Politics & International Studies

Decline of political Islam as a national ideology in Saudi Arabia has implications for the Islamic world

Decline of political Islam as a national ideology in Saudi Arabia has implications for the Islamic world

The changes have happened not by openly opposing the Wahhabi doctrine but by sidestepping it and actually using it to justify the reforms, writes the author.

Author

Mohsin Raza Khan, Associate Professor, Jindal School of International Affairs, O.P. Jindal Global University, Sonipat, Haryana, India.

Summary

Sipping coffee on his balcony in Jeddah, as a young lady with a short haircut jogged past his house in a tracksuit and another in tight jeans stepped into the grocery, my US-educated Saudi friend admitted to me that at times he can’t believe this is Saudi Arabia. He is happy with the changes the Kingdom is experiencing – Saudi men (with partly state subsidised salaries) deigning to work as uber drivers and waiters, women running stores and sales, men and women socialising in cafes – things that would be unimaginable even six years ago.

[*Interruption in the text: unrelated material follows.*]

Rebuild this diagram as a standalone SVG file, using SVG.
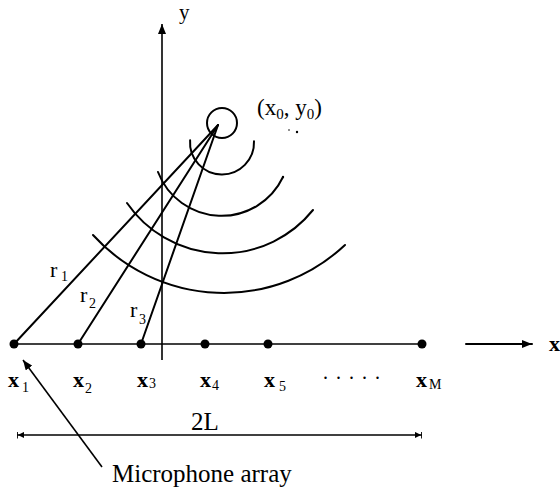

It reminded me of the French scholar Olivier Roy, who in the 1980s presciently predicted the end of Political Islam as a national ideology when it was at its peak. It is now falling in its most influential and storied bastion, the Kingdom of Saudi Arabia. Over the coming decades this shift will inevitably aid the secularisation of the Sunni Muslim population – 87-90 per cent of all Muslims — across the world.

Roy reasoned that political Islam has no answer to the problems of modernity or for the aspirations of the populace. Seeing the number of times the Islamic Republic of Iran has had to use deadly force to put down urban protests over the past two decades lends credence to the theories that Political Islam had become popular mainly due to the authoritarianism and failures of secular elites.

Unlike the broader Muslim world, the trajectory of Saudi Arabia did not start with secular elites. In the 300 years since Muhammed bin Saud, the founder of the Saudi state, met the preacher Muhammed ibn Abd al-Wahhab in the desert oasis of Diriyah, the Saudi state has been an alliance between the royal family and the Wahhabi clergy.